§ Set exercise:
Print nothing but the lines from the start of the listing below through the line that contains "ax = fig.add_axes([0.101, 0.1245, 0.728, 0.8365])". Do not include the pictures.

§ Given information:
---+---

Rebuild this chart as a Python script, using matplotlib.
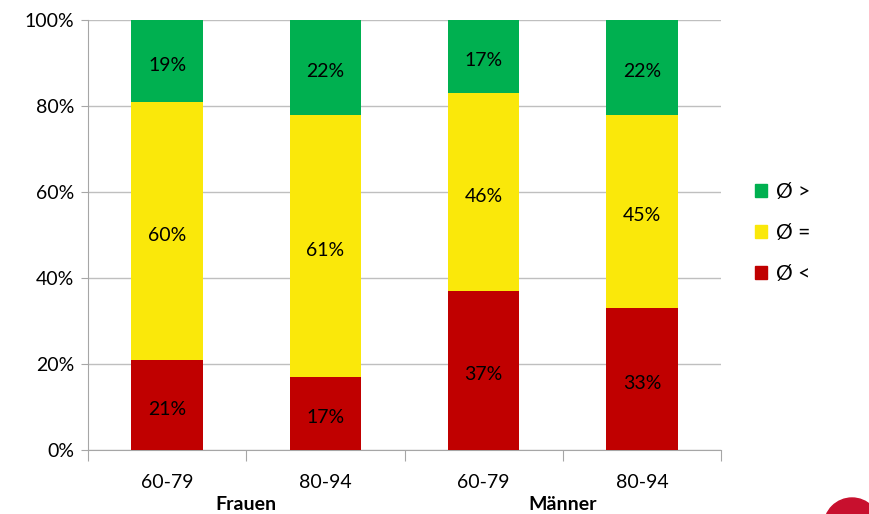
import matplotlib.pyplot as plt
from matplotlib.patches import Circle, Patch
import numpy as np

plt.rcParams['font.family'] = ['Lato', 'DejaVu Sans']

# Data
age_groups = ["60-79", "80-94", "60-79", "80-94"]
sex_groups = ["Frauen", "Männer"]
below = [21, 17, 37, 33]
equal = [60, 61, 46, 45]
above = [19, 22, 17, 22]

col_below = "#C00000"
col_equal = "#FAE80A"
col_above = "#00B050"

fig = plt.figure(figsize=(8.70, 5.14), dpi=100)
ax = fig.add_axes([0.101, 0.1245, 0.728, 0.8365])

x = np.arange(len(age_groups))
w = 0.45
ax.bar(x, below, w, color=col_below, zorder=3)
ax.bar(x, equal, w, bottom=below, color=col_equal, zorder=3)
bottom3 = np.array(below) + np.array(equal)
ax.bar(x, above, w, bottom=bottom3, color=col_above, zorder=3)

# value labels
fs = 14
for i in range(len(x)):
    ax.text(x[i], below[i] / 2 - 1, f"{below[i]}%", ha="center", va="center", fontsize=fs, zorder=4)
    ax.text(x[i], below[i] + equal[i] / 2 - 1, f"{equal[i]}%", ha="center", va="center", fontsize=fs, zorder=4)
    ax.text(x[i], bottom3[i] + above[i] / 2 - 1, f"{above[i]}%", ha="center", va="center", fontsize=fs, zorder=4)

ax.set_xlim(-0.5, len(x) - 0.5)
ax.set_ylim(0, 100)
ax.set_yticks(range(0, 101, 20))
ax.set_yticklabels([f"{v}%" for v in range(0, 101, 20)], fontsize=fs)
ax.yaxis.grid(True, color="#BFBFBF", linewidth=1, zorder=0)

# category ticks at boundaries, labels in the middle
ax.set_xticks(np.arange(-0.5, len(x), 1.0))
ax.set_xticklabels([])
ax.set_xticks(x, minor=True)
ax.set_xticklabels(age_groups, minor=True, fontsize=fs)
ax.tick_params(axis="x", which="major", length=8, color="#A6A6A6")
ax.tick_params(axis="x", which="minor", length=0, pad=17)
ax.tick_params(axis="y", length=5, color="#A6A6A6", pad=5)

for s in ["top", "right"]:
    ax.spines[s].set_visible(False)
for s in ["left", "bottom"]:
    ax.spines[s].set_color("#A6A6A6")

# group labels
for gi, g in enumerate(sex_groups):
    ax.text(2 * gi + 0.5, -0.126, g, transform=ax.get_xaxis_transform(),
            ha="center", va="center", fontsize=fs, fontweight="bold")

handles = [Patch(color=col_above), Patch(color=col_equal), Patch(color=col_below)]
labels = ["Ø >", "Ø =", "Ø <"]
fig.legend(handles, labels, loc="center left", bbox_to_anchor=(0.846, 0.547),
           frameon=False, fontsize=15, handlelength=0.6, handleheight=0.6,
           handletextpad=0.4, labelspacing=1.0)

# partial logo at the bottom right
fig.patches.append(Circle((852, -12), 28, transform=None, color="#C8102E"))

fig.savefig("out.png", dpi=100)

---+---

§ Solved problem:
Rebuild this chart as a Python script, using matplotlib.
import matplotlib.pyplot as plt
from matplotlib.patches import Circle, Patch
import numpy as np

plt.rcParams['font.family'] = ['Lato', 'DejaVu Sans']

# Data
age_groups = ["60-79", "80-94", "60-79", "80-94"]
sex_groups = ["Frauen", "Männer"]
below = [21, 17, 37, 33]
equal = [60, 61, 46, 45]
above = [19, 22, 17, 22]

col_below = "#C00000"
col_equal = "#FAE80A"
col_above = "#00B050"

fig = plt.figure(figsize=(8.70, 5.14), dpi=100)
ax = fig.add_axes([0.101, 0.1245, 0.728, 0.8365])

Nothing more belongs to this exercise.